32 757 Bouwbesluit 2012

Nr. 58 BRIEF VAN DE MINISTER VOOR WONEN EN RIJKSDIENST

Aan de Voorzitter van de Tweede Kamer der Staten-Generaal

Den Haag, 8 maart 2013

In het Algemeen Overleg met de Algemene Commissie voor Binnenlandse Zaken en Koninkrijksrelaties op 6 december 2012 heb ik toegezegd een schriftelijke toelichting te geven hoe ik in de bouwregelgeving omga met de afweging tussen isolatiemaatregelen en de aansluiting op warmtenetten (Kamerstuk 32 757, nr. 56).

U heeft om deze toelichting gevraagd naar aanleiding van mijn voornemen om in het Bouwbesluit nadere regels te stellen voor de toepassing van gelijkwaardigheid bij de aansluitplicht op warmtenetten. De achtergrond bij deze vraag is de constatering dat de aansluiting van slecht geïsoleerde woningen op warmtenetten kan leiden tot perverse effecten, te weten een goede energieprestatie voor de woning terwijl de energievraag van de woning en daarmee de energierekening voor de bewoner hoog is.

Ik heb dit in de bouwregelgeving op zodanige manier vormgegeven, dat dergelijke effecten niet op kunnen treden. Op dit moment worden gebiedsmaatregelen waaronder warmtenetten alleen meegeteld in de energieprestatie van nieuwe gebouwen, via de energieprestatie-eis EPC. Voor het energielabel van bestaande gebouwen is de regelgeving nog in voorbereiding.

In het Bouwbesluit is vastgelegd dat een nieuw gebouw een minimale energiekwaliteit moet hebben als het is aangesloten op een warmtenet. In het geval van een woning mag deze een EPC van ten hoogste 0,8 hebben. De woning met het warmtenet gezamenlijk mogen ten hoogste een EPC van 0,6 hebben: de wettelijke energieprestatie-eis. In de wandelgangen noemen we dit de «getrapte eis»: eerst een eis op gebouwniveau en daarna nog een eis voor gebouw en warmtenet gezamenlijk.
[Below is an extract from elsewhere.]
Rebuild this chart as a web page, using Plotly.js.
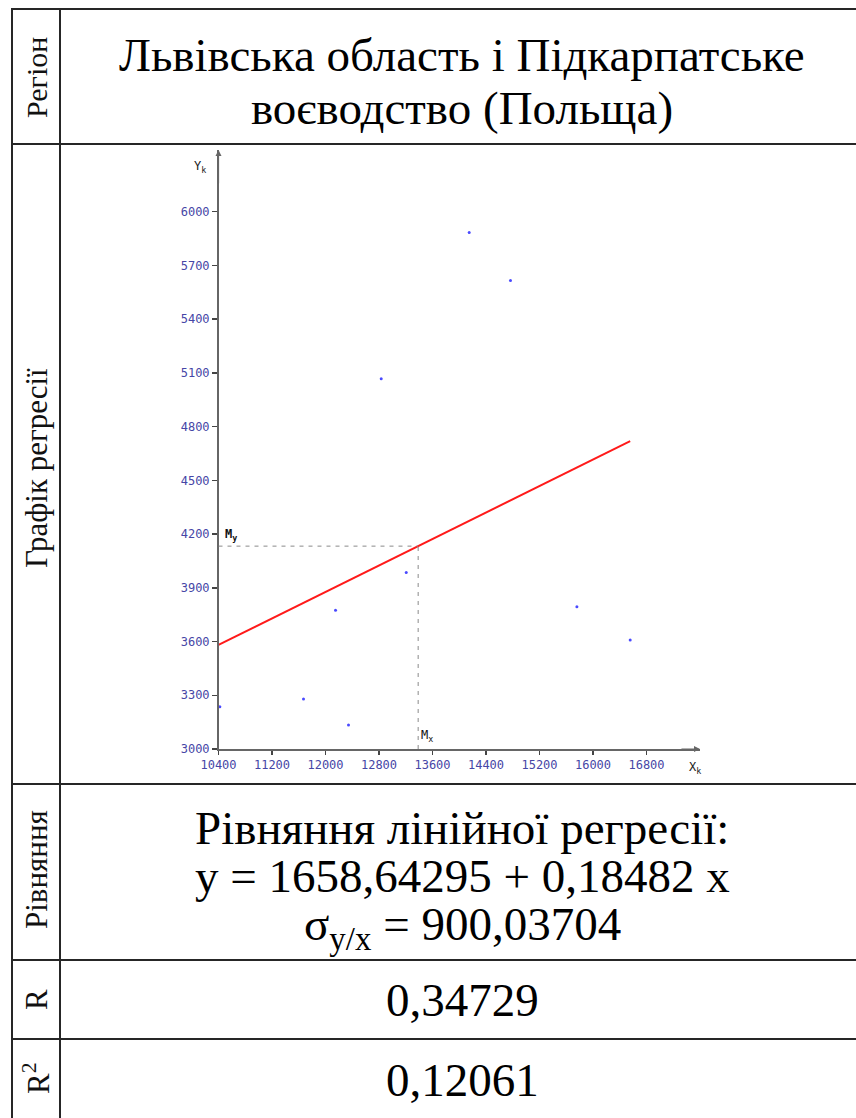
<!DOCTYPE html>
<html>
<head>
<meta charset="utf-8">
<script src="https://cdn.plot.ly/plotly-3.0.1.min.js"></script>
<style>
html,body{margin:0;padding:0;background:#fff;}
#chart{width:856px;height:1118px;}
</style>
</head>
<body>
<div id="chart"></div>
<script>
// ---- data ----
const xValues = [14149, 14766, 12833, 13207, 12150, 11671, 12344, 10420, 15759, 16556];
const yValues = [5883, 5615, 5067, 3985, 3775, 3279, 3134, 3236, 3794, 3608];
const intercept = 1658.64295;
const slope = 0.18482;
const xTicks = [10400, 11200, 12000, 12800, 13600, 14400, 15200, 16000, 16800];
const yTicks = [3000, 3300, 3600, 3900, 4200, 4500, 4800, 5100, 5400, 5700, 6000];
const rowLabels = ["Регіон", "Графік регресії", "Рівняння", "R", "R<sup>2</sup>"];
const regionText = ["Львівська область і Підкарпатське", "воєводство (Польща)"];
const equationText = ["Рівняння лінійної регресії:", "y = 1658,64295 + 0,18482 x", "σ<sub>y/x</sub> = 900,03704"];
const rText = "0,34729";
const r2Text = "0,12061";

// ---- derived ----
const W = 856, H = 1118;
const xMax = Math.max(...xValues);
const meanX = xValues.reduce((a,b)=>a+b,0)/xValues.length;
const meanY = intercept + slope*meanX;
const lineX = [10400, xMax];
const lineY = lineX.map(v => intercept + slope*v);

const px = v => v / W;
const py = v => 1 - v / H;

const serif = "'Liberation Serif', 'Times New Roman', serif";
const mono = "'DejaVu Sans Mono', monospace";

const colL = 12, colD = 60, colR = 856;
const rows = [9, 144, 784, 960, 1039, 1118];

const shapes = [];
const lineStyle = {color:"#262626", width:2};
[rows[0], rows[1], rows[2], rows[3], rows[4]].forEach(y => {
  shapes.push({type:"line", xref:"paper", yref:"paper", x0:px(colL-1), x1:px(colR), y0:py(y), y1:py(y), line:lineStyle});
});
[colL, colD].forEach(x => {
  shapes.push({type:"line", xref:"paper", yref:"paper", x0:px(x), x1:px(x), y0:py(rows[0]-1), y1:py(H), line:lineStyle});
});
shapes.push({type:"line", xref:"x", yref:"y", x0:10400, x1:meanX, y0:meanY, y1:meanY, line:{color:"#8a8a8a", width:1, dash:"4px,5px"}});
shapes.push({type:"line", xref:"x", yref:"y", x0:meanX, x1:meanX, y0:3000, y1:meanY, line:{color:"#8a8a8a", width:1, dash:"4px,5px"}});

const annotations = [];
const ann = (o) => annotations.push(Object.assign({xref:"paper", yref:"paper", showarrow:false, xanchor:"center", yanchor:"middle"}, o));

const rowCenters = [78, 468, 870, 1000, 1078];
const rowSizes = [30, 31, 31, 31, 31];
rowLabels.forEach((t,i) => {
  ann({x:px(36), y:py(rowCenters[i]), text:t, textangle:-90, font:{family:serif, size:rowSizes[i], color:"#111"}});
});
const cx = px(462);
const big = {family:serif, size:47, color:"#000"};
ann({x:cx, y:py(55), text:regionText[0], font:big});
ann({x:cx, y:py(108), text:regionText[1], font:big});
ann({x:cx, y:py(828), text:equationText[0], font:big});
ann({x:cx, y:py(876), text:equationText[1], font:big});
ann({x:cx, y:py(927), text:equationText[2], font:big});
ann({x:cx, y:py(1000), text:rText, font:big});
ann({x:cx, y:py(1080), text:r2Text, font:big});

annotations.push({xref:"x", yref:"y", axref:"x", ayref:"y", x:17600, y:3000, ax:17300, ay:3000, text:"", showarrow:true, arrowhead:2, arrowsize:1, arrowwidth:1.2, arrowcolor:"#666"});
annotations.push({xref:"x", yref:"y", axref:"x", ayref:"y", x:10400, y:6344, ax:10400, ay:6150, text:"", showarrow:true, arrowhead:2, arrowsize:1, arrowwidth:1.2, arrowcolor:"#666"});
ann({x:px(200), y:py(167), text:"Y<sub>k</sub>", font:{family:mono, size:12, color:"#222"}});
ann({x:px(695), y:py(768), text:"X<sub>k</sub>", font:{family:mono, size:12, color:"#222"}});
annotations.push({xref:"x", yref:"y", x:10400, y:meanY, xanchor:"left", yanchor:"bottom", xshift:5, yshift:1, text:"<b>M<sub>y</sub></b>", showarrow:false, font:{family:mono, size:12, color:"#111"}});
annotations.push({xref:"x", yref:"y", x:meanX, y:3000, xanchor:"left", yanchor:"bottom", xshift:1, yshift:3, text:"M<sub>x</sub>", showarrow:false, font:{family:mono, size:12, color:"#111"}});

const traces = [
  {type:"scatter", mode:"markers", x:xValues, y:yValues, marker:{color:"#4a4aff", size:3}},
  {type:"scatter", mode:"lines", x:lineX, y:lineY, line:{color:"#ff1a1a", width:2}}
];

const layout = {
  width:W, height:H,
  margin:{l:0,r:0,t:0,b:0},
  paper_bgcolor:"#fff", plot_bgcolor:"rgba(0,0,0,0)",
  showlegend:false,
  xaxis:{
    domain:[px(218.5), px(700)], range:[10400, 17600],
    tickvals:xTicks, ticktext:xTicks.map(String),
    showgrid:false, zeroline:false, showline:true, linecolor:"#666", linewidth:1.5,
    ticks:"outside", ticklen:4, tickcolor:"#444", tickwidth:1.5,
    tickfont:{family:mono, size:12, color:"#4646a6"}
  },
  yaxis:{
    domain:[py(749), py(150)], range:[3000, 6344],
    tickvals:yTicks, ticktext:yTicks.map(String),
    showgrid:false, zeroline:false, showline:true, linecolor:"#666", linewidth:1.5,
    ticks:"outside", ticklen:5, tickcolor:"#444", tickwidth:1.5,
    tickfont:{family:mono, size:12, color:"#4646a6"}
  },
  shapes:shapes,
  annotations:annotations
};

Plotly.newPlot("chart", traces, layout, {displayModeBar:false, staticPlot:true});
</script>
</body>
</html>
Voor niet woongebouwen (kantoren, scholen, winkels enzovoorts) geldt ook een getrapte eis.

Voor de waardering van gebiedsmaatregelen in het energielabel voor bestaande gebouwen – waaronder warmtenetten – voer ik momenteel overleg met de direct betrokken partijen. Dat zijn de energiebedrijven, de woonconsumenten, de woningcorporaties en de gemeenten. Een akkoord met deze partijen is echter onder meer afhankelijk van de manier waarop het energielabel bestaande gebouwen, zoals verzocht door de Tweede Kamer, wordt uitgewerkt.